Mielcarek: It remains to be seen. I think we have learned a lot now from our first exposure to COVID-19, and I don't know whether I want to call it first wave. I don't think the first wave is necessarily over. People talk about it all the time. I think there's 2 kinds [of waves]. The first wave, that's kind of petering out a little bit, and the activity is highly variable across the state and across the country. We have learned what's required in terms of dealing with COVID-19 in the community. I think the distancing, mask-wearing, and hand hygiene are key components, and it should be stressed that this is important. It should be a unified message sent to our patients and to the community. One should avoid, as much as possible, sending mixed messages, which has happened and which is highly irresponsible from a physician’s perspective. I think the science is pretty clear at this juncture, and what's sending mixed messages is the urge to confuse science with political interests, which I think is very counter-productive to the interest of human health in this country and on a global scale.

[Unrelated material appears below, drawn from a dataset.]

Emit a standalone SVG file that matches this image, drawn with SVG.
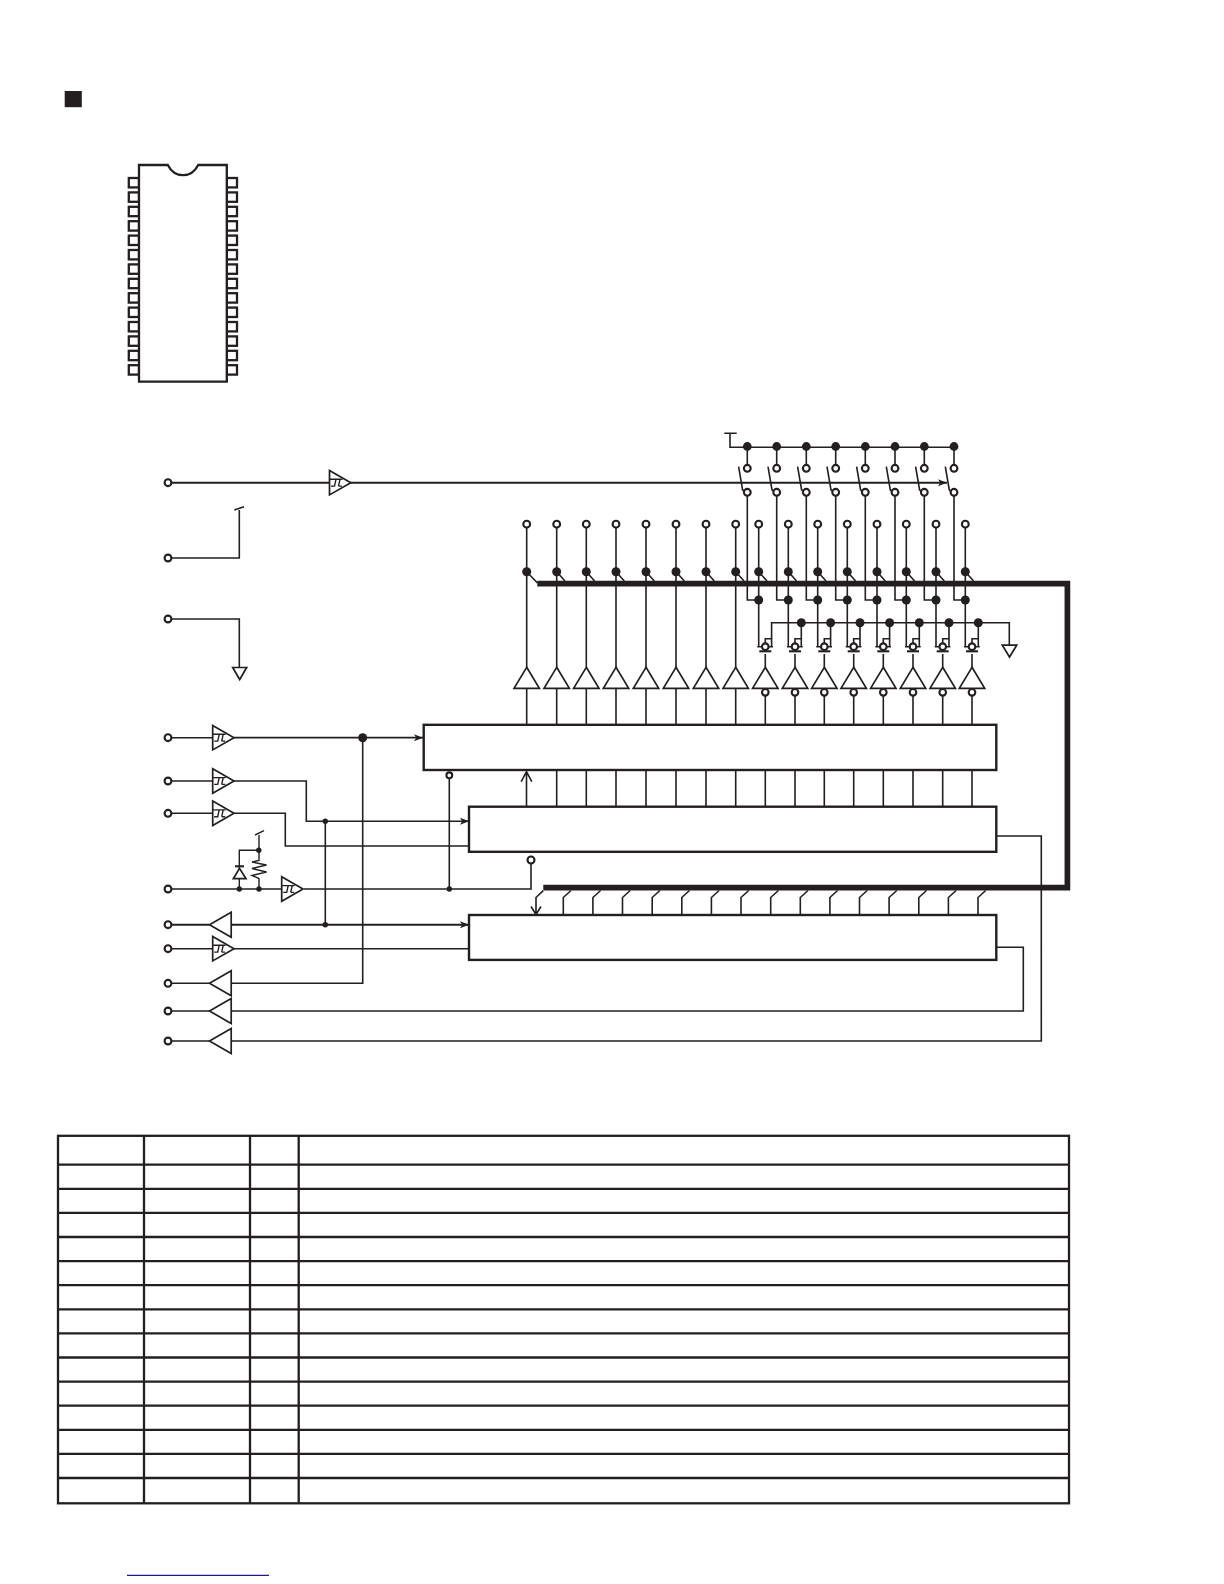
<svg xmlns="http://www.w3.org/2000/svg" width="1224" height="1584" viewBox="0 0 1224 1584">
<style>
.l{fill:none;stroke:#231f20;stroke-width:1.6}
.h{fill:none;stroke:#231f20;stroke-width:2.1}
.b{fill:#fff;stroke:#231f20;stroke-width:2.4}
.bus{fill:none;stroke:#231f20;stroke-width:5.7;stroke-miterlimit:10}
.t{fill:#fff;stroke:#231f20;stroke-width:2.1}
.s{fill:#fff;stroke:#231f20;stroke-width:1.7;stroke-linejoin:miter}
.d{fill:#231f20}
.p{fill:#fff;stroke:#231f20;stroke-width:2.3}
</style>
<defs>
<marker id="arr" markerUnits="userSpaceOnUse" markerWidth="9" markerHeight="8" refX="9" refY="4" viewBox="0 0 9 8" orient="auto"><path d="M0 .5L9 4L0 7.5L2.2 4z" fill="#231f20"/></marker>
<circle id="term" class="t" r="3.4"/>
<circle id="dot" class="d" r="4.5"/>
<circle id="sdot" class="d" r="2.7"/>
<g id="sch"><path class="s" d="M0-12.2L21.3 0L0 12.2z"/><path class="l" d="M0-3.4H13M1.5 3.4H5L6.5-3.4M9 3.4L10.5-3.4M9 3.4H12.5" style="stroke-width:1.4"/></g>
<path id="lft" class="s" d="M21.7-12.5L0 0L21.7 12.5z"/>
<path id="buf" class="s" d="M0 667.3L12.7 688.3H-12.7z"/>
<g id="fet">
<path class="l" d="M-8 646.7H7.7M0 654V667.3M0 643V638.7H6.3"/>
<path class="h" d="M-6 651.3H6"/>
<circle class="t" cy="646.7" r="3.3"/>
<path class="s" d="M0 667.3L12.7 688.3H-12.7z"/>
<circle class="t" cy="692.3" r="3.3"/>
</g>
<g id="sw"><path class="l" d="M0 446.5V465M-8.7 466.7L-4.7 490L-1 492.3"/><circle class="t" cy="468.3" r="3.4"/><circle class="t" cy="492.3" r="3.4"/><circle class="d" cy="446.5" r="4.4"/></g>
<g id="col"><circle class="t" cy="524.2" r="3.4"/><circle class="d" cy="571.8" r="4.5"/></g>
</defs>

<rect width="1224" height="1584" fill="#fff"/>
<rect id="heading-mark" x="64.7" y="91" width="17.1" height="16.2" fill="#231f20"/>

<g id="ic-package">
<g class="p">
<rect x="128.8" y="178" width="10.2" height="9.4"/><rect x="128.8" y="192.4" width="10.2" height="9.4"/><rect x="128.8" y="206.8" width="10.2" height="9.4"/><rect x="128.8" y="221.2" width="10.2" height="9.4"/><rect x="128.8" y="235.6" width="10.2" height="9.4"/><rect x="128.8" y="250" width="10.2" height="9.4"/><rect x="128.8" y="264.4" width="10.2" height="9.4"/><rect x="128.8" y="278.8" width="10.2" height="9.4"/><rect x="128.8" y="293.2" width="10.2" height="9.4"/><rect x="128.8" y="307.6" width="10.2" height="9.4"/><rect x="128.8" y="322" width="10.2" height="9.4"/><rect x="128.8" y="336.4" width="10.2" height="9.4"/><rect x="128.8" y="350.8" width="10.2" height="9.4"/><rect x="128.8" y="365.2" width="10.2" height="9.4"/>
<rect x="226.8" y="178" width="10.2" height="9.4"/><rect x="226.8" y="192.4" width="10.2" height="9.4"/><rect x="226.8" y="206.8" width="10.2" height="9.4"/><rect x="226.8" y="221.2" width="10.2" height="9.4"/><rect x="226.8" y="235.6" width="10.2" height="9.4"/><rect x="226.8" y="250" width="10.2" height="9.4"/><rect x="226.8" y="264.4" width="10.2" height="9.4"/><rect x="226.8" y="278.8" width="10.2" height="9.4"/><rect x="226.8" y="293.2" width="10.2" height="9.4"/><rect x="226.8" y="307.6" width="10.2" height="9.4"/><rect x="226.8" y="322" width="10.2" height="9.4"/><rect x="226.8" y="336.4" width="10.2" height="9.4"/><rect x="226.8" y="350.8" width="10.2" height="9.4"/><rect x="226.8" y="365.2" width="10.2" height="9.4"/>
</g>
<path class="p" d="M139 165H167.8Q173 175.2 183 175.2T198.2 165H226.8V381.6H139z"/>
</g>

<g id="connectors">
<path class="h" d="M168 482.7H330"/>
<path class="h" marker-end="url(#arr)" d="M350 482.7H947"/>
<path class="l" d="M730 433.3V447.3H954M724.3 433.3H736.7"/>
<path class="l" d="M168 558H239.3V510M234.3 510L244 506.7M168 619H239.3V667.3"/>

<path class="l" d="M747.3 492.3V600H758.7M776.7 492.3V600H788.3M806.3 492.3V600H817.7M835.7 492.3V600H847.3M865.3 492.3V600H877M895 492.3V600H906.3M924.3 492.3V600H936M954 492.3V600H965.3"/>
<path class="l" d="M526.7 524V667.3M556.7 524V667.3M586.3 524V667.3M616 524V667.3M646 524V667.3M676 524V667.3M706 524V667.3M735.7 524V667.3"/>
<path class="l" d="M758.7 524V646.7M788.3 524V646.7M817.7 524V646.7M847.3 524V646.7M877 524V646.7M906.3 524V646.7M936 524V646.7M965.3 524V646.7"/>
<path class="l" d="M526.7 571.8L537.5 583M556.7 571.8L565 581M586.3 571.8L594.6 581M616 571.8L624.3 581M646 571.8L654.3 581M676 571.8L684.3 581M706 571.8L714.3 581M735.7 571.8L744 581M758.7 571.8L767 581M788.3 571.8L796.6 581M817.7 571.8L826 581M847.3 571.8L855.6 581M877 571.8L885.3 581M906.3 571.8L914.6 581M936 571.8L944.3 581M965.3 571.8L973.6 581"/>
<path class="l" d="M771.6 646.7V622.7H1009.3V646M801.3 622.7V646.7M830.6 622.7V646.7M860 622.7V646.7M889.6 622.7V646.7M919.3 622.7V646.7M949 622.7V646.7M978.3 622.7V646.7"/>
<path class="bus" d="M537.3 583.7H1067.4V887.6H543.3"/>

<path class="l" d="M526.7 688V724M556.7 688V724M586.3 688V724M616 688V724M646 688V724M676 688V724M706 688V724M735.7 688V724M765.3 695V724M795 695V724M824.3 695V724M853.7 695V724M883.3 695V724M913 695V724M942.7 695V724M972 695V724"/>
<path class="l" d="M526.5 806V773M521.2 781.7L526.5 771.7L531.8 781.7"/>
<path class="l" d="M556.7 770V806M586.3 770V806M616 770V806M646 770V806M676 770V806M706 770V806M735.7 770V806M765.3 770V806M795 770V806M824.3 770V806M853.7 770V806M883.3 770V806M913 770V806M942.7 770V806M972 770V806"/>
<path class="l" d="M543.3 890.7L536 897.5V914M531 906.5L536 914.5L541 906.5"/>
<path class="l" d="M563.3 915V897.5L571 890.5M592.9 915V897.5L600.6 890.5M622.5 915V897.5L630.2 890.5M652.2 915V897.5L659.9 890.5M681.8 915V897.5L689.5 890.5M711.4 915V897.5L719.1 890.5M741 915V897.5L748.7 890.5M770.7 915V897.5L778.4 890.5M800.3 915V897.5L808 890.5M829.9 915V897.5L837.6 890.5M859.5 915V897.5L867.2 890.5M889.1 915V897.5L896.8 890.5M918.8 915V897.5L926.5 890.5M948.4 915V897.5L956.1 890.5M978 915V897.5L985.7 890.5"/>

<path class="l" d="M168 737.7H213"/>
<path class="h" style="stroke-width:1.7" marker-end="url(#arr)" d="M234 737.7H423"/>
<path class="l" d="M362.7 737.7V983.3H231"/>
<path class="l" d="M168 781H213M234 781H306.3V821.3H325.3"/>
<path class="l" marker-end="url(#arr)" d="M325.3 821.3H469"/>
<path class="l" d="M325.3 821.3V924.7"/>
<path class="l" d="M168 813.3H213M234 813.3H285.3V846H469"/>
<path class="l" d="M168 889H281.7M304 889H531V863.5M449.3 889V778.5"/>
<path class="h" d="M168 924.7H209.5"/>
<path class="h" marker-end="url(#arr)" d="M231 924.7H469"/>
<path class="l" d="M168 948.7H213M234 948.7H469"/>
<path class="l" d="M168 983.3H209.5M168 1011H209.5M168 1041H209.5"/>
<path class="l" d="M231 1011H1023.3V947.3H996M231 1041H1041.3V836H996"/>
</g>

<g id="vdd-switches">
<use href="#sw" x="747.3"/><use href="#sw" x="776.7"/><use href="#sw" x="806.3"/><use href="#sw" x="835.7"/><use href="#sw" x="865.3"/><use href="#sw" x="895"/><use href="#sw" x="924.3"/><use href="#sw" x="954"/>
</g>
<g id="outputs-open-drain">
<use href="#col" x="526.7"/><use href="#col" x="556.7"/><use href="#col" x="586.3"/><use href="#col" x="616"/><use href="#col" x="646"/><use href="#col" x="676"/><use href="#col" x="706"/><use href="#col" x="735.7"/>
<use href="#buf" x="526.7"/><use href="#buf" x="556.7"/><use href="#buf" x="586.3"/><use href="#buf" x="616"/><use href="#buf" x="646"/><use href="#buf" x="676"/><use href="#buf" x="706"/><use href="#buf" x="735.7"/>
</g>
<g id="outputs-fet">
<use href="#col" x="758.7"/><use href="#col" x="788.3"/><use href="#col" x="817.7"/><use href="#col" x="847.3"/><use href="#col" x="877"/><use href="#col" x="906.3"/><use href="#col" x="936"/><use href="#col" x="965.3"/>
<use href="#dot" x="758.7" y="600"/><use href="#dot" x="788.3" y="600"/><use href="#dot" x="817.7" y="600"/><use href="#dot" x="847.3" y="600"/><use href="#dot" x="877" y="600"/><use href="#dot" x="906.3" y="600"/><use href="#dot" x="936" y="600"/><use href="#dot" x="965.3" y="600"/>
<use href="#dot" x="801.3" y="622.7"/><use href="#dot" x="830.6" y="622.7"/><use href="#dot" x="860" y="622.7"/><use href="#dot" x="889.6" y="622.7"/><use href="#dot" x="919.3" y="622.7"/><use href="#dot" x="949" y="622.7"/><use href="#dot" x="978.3" y="622.7"/>
<use href="#fet" x="765.3"/><use href="#fet" x="795"/><use href="#fet" x="824.3"/><use href="#fet" x="853.7"/><use href="#fet" x="883.3"/><use href="#fet" x="913"/><use href="#fet" x="942.7"/><use href="#fet" x="972"/>
</g>
<path id="gnd-right" class="s" d="M1002.3 645.2H1016.7L1009.5 657z"/>

<g id="block-1"><rect class="b" x="423.7" y="724.8" width="572.6" height="45.2"/></g>
<g id="block-2"><rect class="b" x="469" y="806.7" width="527.3" height="45.1"/></g>
<g id="block-3"><rect class="b" x="469" y="915" width="527.3" height="44.9"/></g>

<g id="pin-oe"><use href="#term" x="168" y="482.7"/><use href="#sch" x="329.5" y="482.7"/></g>
<g id="pin-vdd"><use href="#term" x="168" y="558"/></g>
<g id="pin-vss"><use href="#term" x="168" y="619"/><path class="s" d="M232.7 667.5H246.7L239.7 679.5z"/></g>
<g id="pin-clk"><use href="#term" x="168" y="737.7"/><use href="#sch" x="212.7" y="737.7"/><use href="#dot" x="362.7" y="737.7"/></g>
<g id="pin-a"><use href="#term" x="168" y="781"/><use href="#sch" x="212.7" y="781"/><use href="#sdot" x="325.3" y="821.3"/></g>
<g id="pin-b"><use href="#term" x="168" y="813.3"/><use href="#sch" x="212.7" y="813.3"/></g>
<g id="pin-rst">
<use href="#term" x="168" y="889"/>
<path class="l" d="M239.3 889V850.3H259M239.3 868V866M259 889V878.5L252 875.5L266.5 872L252 868.5L266.5 865L252 862L259 860.5V835M255 835L264 830.7" style="stroke-width:1.4"/>
<path class="s" d="M233.3 878.7H246L239.5 868.3z"/>
<path class="h" d="M235 866.3H244"/>
<use href="#sdot" x="239.3" y="889"/><use href="#sdot" x="259" y="889"/><use href="#sdot" x="258.8" y="850.3"/>
<use href="#sch" x="281.7" y="889"/>
<use href="#sdot" x="449.3" y="889"/>
<circle class="t" cx="449.3" cy="775.3" r="2.9"/>
<circle class="t" cx="531" cy="860" r="3.5"/>
</g>
<g id="pin-io"><use href="#term" x="168" y="924.7"/><use href="#lft" x="209.5" y="924.7"/><use href="#sdot" x="325.3" y="924.7"/></g>
<g id="pin-d"><use href="#term" x="168" y="948.7"/><use href="#sch" x="212.7" y="948.7"/></g>
<g id="pin-o1"><use href="#term" x="168" y="983.3"/><use href="#lft" x="209.5" y="983.3"/></g>
<g id="pin-o2"><use href="#term" x="168" y="1011"/><use href="#lft" x="209.5" y="1011"/></g>
<g id="pin-o3"><use href="#term" x="168" y="1041"/><use href="#lft" x="209.5" y="1041"/></g>

<g id="table" fill="none" stroke="#231f20" stroke-width="2.3">
<rect x="58" y="1135.8" width="1011" height="367.5"/>
<path d="M144 1135.8V1503.3M250 1135.8V1503.3M298.7 1135.8V1503.3"/>
<path d="M58 1164.7H1069M58 1188.9H1069M58 1212.9H1069M58 1237H1069M58 1261.1H1069M58 1285.2H1069M58 1309.3H1069M58 1333.4H1069M58 1357.5H1069M58 1381.6H1069M58 1405.7H1069M58 1429.8H1069M58 1453.9H1069M58 1478H1069"/>
</g>
<path id="footer-rule" d="M127 1575.3H269" stroke="#1a1a8c" stroke-width="1.2" fill="none"/>
</svg>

With testing, there's a lot of room for improvement. Even though it's available here in the metropolitan areas of Seattle, which has some very large hospital systems, in some rural areas, it's not necessarily available. I was reading that in some rural areas, it can take up to a week or so to get COVID-19 test result back. That's not acceptable if you want to respond appropriately. A patient who is COVID-19-positive can have exposed many, many other individuals who then become positive. A great focus needs to be on more effective testing across the country, and then, I think, there's limited experience in terms of what it means for cancer patients who are actively undergoing cancer treatment, and specifically bone marrow transplant patients. This experience is still evolving, and there have only been a few reports that start answer some of many questions. It appears though that if you have a cancer patient who gets chemotherapy, it's not an inevitable death sentence if they contract COVID-19. I think it certainly increases the risk of mortality, but that depends also on how sick the cancer patient is overall, what type of chemotherapy the patient is getting, and what's the underlying diagnosis. For bone marrow transplant patients who get allogeneic transplants, we're still learning how big of a problem it is if the patient contracts COVID-19. Is a COVID-19 infection in these patients creating insurmountable problems or can they deal with it? It certainly increases the risk of dying from COVID-19, but it's not an inevitable death sentence. I think we’re learning, and we have learned a lot in the last few months.
TARGETED ONCOLOGY: Do you have any key messages you would like to share?
Mielcarek: I think people should pay attention to recommendations from scientists. We're all in this together, and we have to be thoughtful in terms of how and when we treat our cancer patients during COVID-19. We want to treat those who urgently need treatment right away, but we don't want to rush into treatment. We also understand, of course, that delaying cancer treatment too much can cause significant problems that can lead to losing the opportunity to get effective treatment. Therefore, I think it's a very intricate balance between delaying and not delaying treatment in these challenging times. We have learned how to approach it, and it will help us when the next wave arrives.